On August 21st, defense ministers of China and India vowed to keep peace on the border between the two countries.
As reported by the South China Morning Post, Chinese Defense Minister Wei Fenghe and Indian Prime Minister Narendra Modi vowed to maintain a peaceful border as the two militaries continue to work to repair their relationship.
The pledge to keep building trust between the two countries came during Chinese Defense Minister Wei Fenghe’s visit to New Delhi.
A Chinese Defense Ministry statement released on August 21st said that Wei, who is also a general in the People’s Liberation Army, while speaking with Modi said that friendly cooperation had become the main component of China and India’s inter-military relations. The statement further said that Defense Minister Wei will meet Indian Defence Minister Nirmala Sitharaman. They will discuss stability and security on the border.
“This visit … will deepen our bilateral military exchanges and cooperation on security, enhance mutual trust and push forward the new development of our military ties to protect peace on the border,” Wei said. In response Modi praised the “thousands of years of friendship” between the countries, also said that his previous meetings with Chinese President Xi Jinping had always resulted in good relations.
This is the first visit to India by a Chinese military leader since the escalation on the border between the two countries in 2017.
Between June 16th and August 28th, 2017, hundreds of Chinese and Indian troops engaged in a 73-day military confrontation in Doklam, an area claimed by both China and India’s ally Bhutan. The conflict arose due to China’s construction of a road there, to which India strongly objected.
It was the most serious confrontation between the two sides since the Sino-India border war in 1962.
A report by Global Security clarified that the McMahon Line boundary dispute is at the heart of relations between China and India.
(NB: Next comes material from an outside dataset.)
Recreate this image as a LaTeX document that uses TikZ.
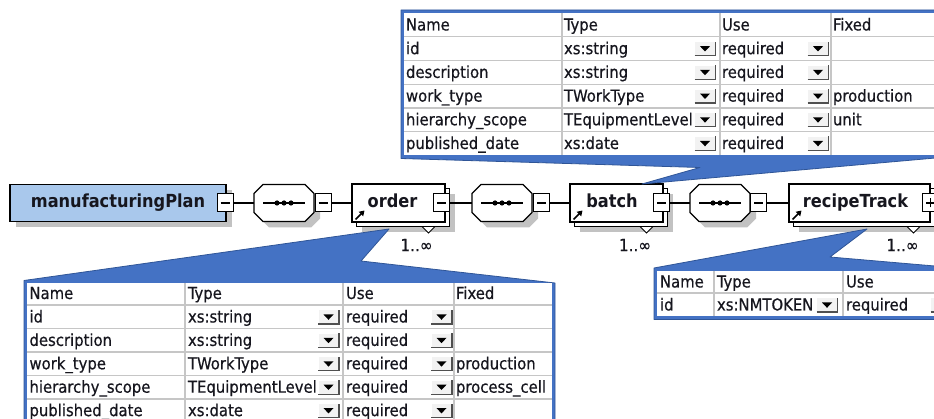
\documentclass[tikz,border=0pt]{standalone}
\usepackage{fontspec}
\setmainfont{DejaVu Sans Condensed}
\newfontfamily\cellfont{DejaVu Sans Condensed}[FakeBold=0.5]
\usetikzlibrary{shadows,arrows.meta}

\definecolor{calloutblue}{HTML}{4472C4}
\definecolor{calloutedge}{HTML}{2F5597}
\definecolor{rootfill}{HTML}{A9C8EC}
\definecolor{shadowgray}{HTML}{C2C2C2}
\definecolor{gridgray}{HTML}{C6C6C6}
\definecolor{inktext}{HTML}{16161E}
\definecolor{btnface}{HTML}{F2F2F2}
\definecolor{btndark}{HTML}{505050}

\tikzset{
  % drop-down button of a table cell
  ddbtn/.pic={
    \fill[btnface] (-10.5,-7) rectangle (10.5,7);
    \draw[white, line width=1pt] (-10.5,7) -- (-10.5,-7) -- (10.5,-7);
    \draw[btndark, line width=1.2pt] (-10.5,7) -- (10.5,7) -- (10.5,-7);
    \fill[black] (-5,-2.5) -- (5,-2.5) -- (0,2.8) -- cycle;
  },
  % sequence compositor: octagon with shadow and the dotted line
  seqsym/.pic={
    \fill[shadowgray] (-15,-12.5) -- (27,-12.5) -- (36,-3.5) -- (36,15.5) -- (27,24.5)
                     -- (-15,24.5) -- (-24,15.5) -- (-24,-3.5) -- cycle;
    \draw[line width=1.1pt, fill=white] (-21,-18.5) -- (21,-18.5) -- (30,-9.5) -- (30,9.5) -- (21,18.5)
                     -- (-21,18.5) -- (-30,9.5) -- (-30,-9.5) -- cycle;
    \draw[line width=1.1pt] (-21,0) -- (21,0);
    \foreach \dx in {-7,0,7} \fill (\dx,0) circle (2.6);
  }
}

\begin{document}
\begin{tikzpicture}[x=1pt,y=-1pt,
  every node/.style={inner sep=0pt, outer sep=0pt},
  flatshadow/.style={drop shadow={shadow xshift=6pt, shadow yshift=-6pt, fill=shadowgray, draw=none, opacity=1}},
  stackshadow/.style={drop shadow={shadow xshift=10pt, shadow yshift=-10pt, fill=shadowgray, draw=none, opacity=1},
                      copy shadow={shadow xshift=4.5pt, shadow yshift=-4.5pt}},
  elem/.style={draw=black, line width=1.1pt, fill=white, minimum height=38pt,
               font=\fontsize{18}{20}\selectfont\bfseries, text=inktext},
  lbl/.style={font=\fontsize{18}{20}\selectfont\bfseries, text=inktext, text height=13pt, text depth=4pt},
  seqbox/.style={minimum width=60pt, minimum height=37pt},
  tbtn/.style={draw=black, line width=1pt, fill=white, minimum width=16pt, minimum height=18pt},
  minusbtn/.style={tbtn, path picture={\draw[line width=1.1pt]
      ([xshift=-4.5pt]path picture bounding box.center) -- ([xshift=4.5pt]path picture bounding box.center);}},
  plusbtn/.style={tbtn, path picture={\draw[line width=1.1pt]
      ([xshift=-4.5pt]path picture bounding box.center) -- ([xshift=4.5pt]path picture bounding box.center)
      ([yshift=-4.5pt]path picture bounding box.center) -- ([yshift=4.5pt]path picture bounding box.center);}},
  wire/.style={draw=black, line width=1.1pt},
  multi/.style={font=\cellfont\fontsize{17}{18}\selectfont, text=inktext},
  refarrow/.style={line width=1.7pt, -{Triangle[length=5pt,width=6pt]}},
  occtri/.style={draw=black, line width=0.9pt, fill=white},
  cell/.style={anchor=base west, font=\cellfont\fontsize{16.5}{18}\selectfont, text=inktext},
  grid/.style={draw=gridgray, line width=1.2pt},
  callout/.style={fill=calloutblue, draw=calloutedge, line width=0.8pt, line join=round}
]
\useasboundingbox (0,0) rectangle (934,419);
\fill[white] (0,0) rectangle (934,419);

% ---------- element chain ----------
\node[elem, fill=rootfill, minimum width=216pt, minimum height=37pt, flatshadow] (mp) at (118,203) {manufacturingPlan};
\node[minusbtn] (mpBtn) at (225,203) {};

\node[seqbox] (seq1) at (284,203) {};
\pic at (seq1.center) {seqsym};
\node[minusbtn] (seq1Btn) at (323,203) {};

\node[elem, minimum width=93pt, stackshadow] (order) at (398.5,203) {};
\node[lbl] (orderLbl) at (392.5,203) {order};
\node[minusbtn] (orderBtn) at (441.5,203) {};

\node[seqbox] (seq2) at (502,203) {};
\pic at (seq2.center) {seqsym};
\node[minusbtn] (seq2Btn) at (541.5,203) {};

\node[elem, minimum width=93pt, stackshadow] (batch) at (616.5,203) {};
\node[lbl] (batchLbl) at (612,203) {batch};
\node[minusbtn] (batchBtn) at (661.5,203) {};

\node[seqbox] (seq3) at (720,203) {};
\pic at (seq3.center) {seqsym};
\node[minusbtn] (seq3Btn) at (758.5,203) {};

\node[elem, minimum width=141pt, stackshadow] (recipe) at (859.5,203) {};
\node[lbl] (recipeLbl) at (855.5,203) {recipeTrack};
\node[plusbtn] (recipeBtn) at (930.5,203) {};

% connectors
\draw[wire] (mpBtn.east) -- (seq1.west);
\draw[wire] (seq1Btn.east) -- (order.west);
\draw[wire] (orderBtn.east) -- (seq2.west);
\draw[wire] (seq2Btn.east) -- (batch.west);
\draw[wire] (batchBtn.east) -- (seq3.west);
\draw[wire] (seq3Btn.east) -- (recipe.west);

% reference arrows, occurrence markers and multiplicities
\foreach \e in {order,batch,recipe}{
  \draw[refarrow] ([shift={(3.5,-2.5)}]\e.south west) -- ++(9,-9);
  \draw[occtri] ([shift={(-23,4.5)}]\e.south east) -- ++(13,0) -- ++(-6.5,6.5) -- cycle;
}
\node[multi] (orderMult) at (416.5,245) {1..∞};
\node[multi] (batchMult) at (635,245) {1..∞};
\node[multi] (recipeMult) at (902.5,245) {1..∞};

% ---------- callouts ----------
\path[callout] (401,10) -- (958,10) -- (958,156) -- (642,184) -- (700,167.5) -- (401,158.5) -- cycle;
\path[callout] (24,280.5) -- (389,229) -- (361,261) -- (555,283) -- (555,430) -- (24,430) -- cycle;
\path[callout] (654,268) -- (867,229) -- (830,257) -- (958,268) -- (958,319.5) -- (654,319.5) -- cycle;

% ---------- attribute table of batch ----------
\fill[white] (404,13) rectangle (960,155.5);
\foreach \yy in {36.9,60.6,84.3,108,131.7} \draw[grid] (404,\yy) -- (960,\yy);
\foreach \xx in {562,720,831} \draw[grid] (\xx,13) -- (\xx,155.5);
\node[cell] (ta-hn) at (406,30.5) {Name};
\node[cell] (ta-ht) at (564,30.5) {Type};
\node[cell] (ta-hu) at (722,30.5) {Use};
\node[cell] (ta-hf) at (833,30.5) {Fixed};
\foreach \n/\t/\f [count=\i] in {id/xs:string/{},description/xs:string/{},work\_type/TWorkType/production,hierarchy\_scope/TEquipmentLevel/unit,published\_date/xs:date/{}}{
  \pgfmathsetmacro\yb{48.7+23.7*(\i-1)+5.5}
  \node[cell] (ta-n\i) at (406,\yb) {\n};
  \node[cell] (ta-t\i) at (564,\yb) {\t};
  \node[cell] (ta-u\i) at (722,\yb) {required};
  \node[cell] (ta-f\i) at (833,\yb) {\f};
  \pic at (705,\yb-5.5) {ddbtn};
  \pic at (818,\yb-5.5) {ddbtn};
}

% ---------- attribute table of order ----------
\fill[white] (27,283) rectangle (552,430);
\foreach \yy in {305,328.7,352.1,375.5,398.9} \draw[grid] (27,\yy) -- (552,\yy);
\foreach \xx in {185,343,454} \draw[grid] (\xx,283) -- (\xx,430);
\node[cell] (tb-hn) at (29.5,299) {Name};
\node[cell] (tb-ht) at (188,299) {Type};
\node[cell] (tb-hu) at (346,299) {Use};
\node[cell] (tb-hf) at (456,299) {Fixed};
\foreach \n/\t/\f [count=\i] in {id/xs:string/{},description/xs:string/{},work\_type/TWorkType/production,hierarchy\_scope/TEquipmentLevel/process\_cell,published\_date/xs:date/{}}{
  \pgfmathsetmacro\yb{317+23.4*(\i-1)+5.5}
  \node[cell] (tb-n\i) at (29.5,\yb) {\n};
  \node[cell] (tb-t\i) at (188,\yb) {\t};
  \node[cell] (tb-u\i) at (346,\yb) {required};
  \node[cell] (tb-f\i) at (456,\yb) {\f};
  \pic at (328.5,\yb-5.5) {ddbtn};
  \pic at (441.5,\yb-5.5) {ddbtn};
}

% ---------- attribute table of recipeTrack ----------
\fill[white] (657,271) rectangle (960,316.5);
\draw[grid] (657,293) -- (960,293);
\foreach \xx in {714,843} \draw[grid] (\xx,271) -- (\xx,316.5);
\node[cell] (tc-hn) at (660,287.5) {Name};
\node[cell] (tc-ht) at (717,287.5) {Type};
\node[cell] (tc-hu) at (846,287.5) {Use};
\node[cell] (tc-n1) at (660,310.5) {id};
\node[cell] (tc-t1) at (717,310.5) {xs:NMTOKEN};
\node[cell] (tc-u1) at (846,310.5) {required};
\pic at (827,305) {ddbtn};
\pic at (941,305) {ddbtn};
\end{tikzpicture}
\end{document}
China has land and sea boundary issues with 14 neighbors, mostly for historical reasons. The Chinese have two major claims on what India deems its own territory. One claim, in the western sector, is on Aksai Chin in the northeastern section of Ladakh District in Jammu and Kashmir. The other claim is in the eastern sector over a region included in the British-designated North-East Frontier Agency, the disputed part of which India renamed Arunachal Pradesh and made a state. In the fight over these areas in 1962, the well-trained and well-armed troops of the Chinese People’s Liberation Army overpowered the ill-equipped Indian troops, who had not been properly acclimatized to fighting at high altitudes.
Although there is a general framework to settle the India-China border dispute, neither side can move forward with any agreement because a) both sides are “fundamentally distrustful of each other”; and b) domestic politics will prevent either side from making any concessions. Furthermore, according to the Global Security report domestic politics play a major role in the dispute, and neither side would be able to make concessions without angering their domestic audience. Although China is not a democracy like India, the Chinese Government is afraid of rousing a public that is already sensitive about border issues.
Since August 28th, 2017, Indian Prime Minister Narendra Modi has attended two summits hosted in China. He also had an unofficial meeting with Chinese President Xi Jinping in Wuhan, a city in central China in April 2018.
As reported by the South China Morning Post, relations between the two countries have continued to improve in recent months. Xi and Modi met at the Shanghai Cooperation Organisation summit in June, as well as at an emerging market economies summit in July.
The two leaders are supposed to meet once more in Argentina in late 2018.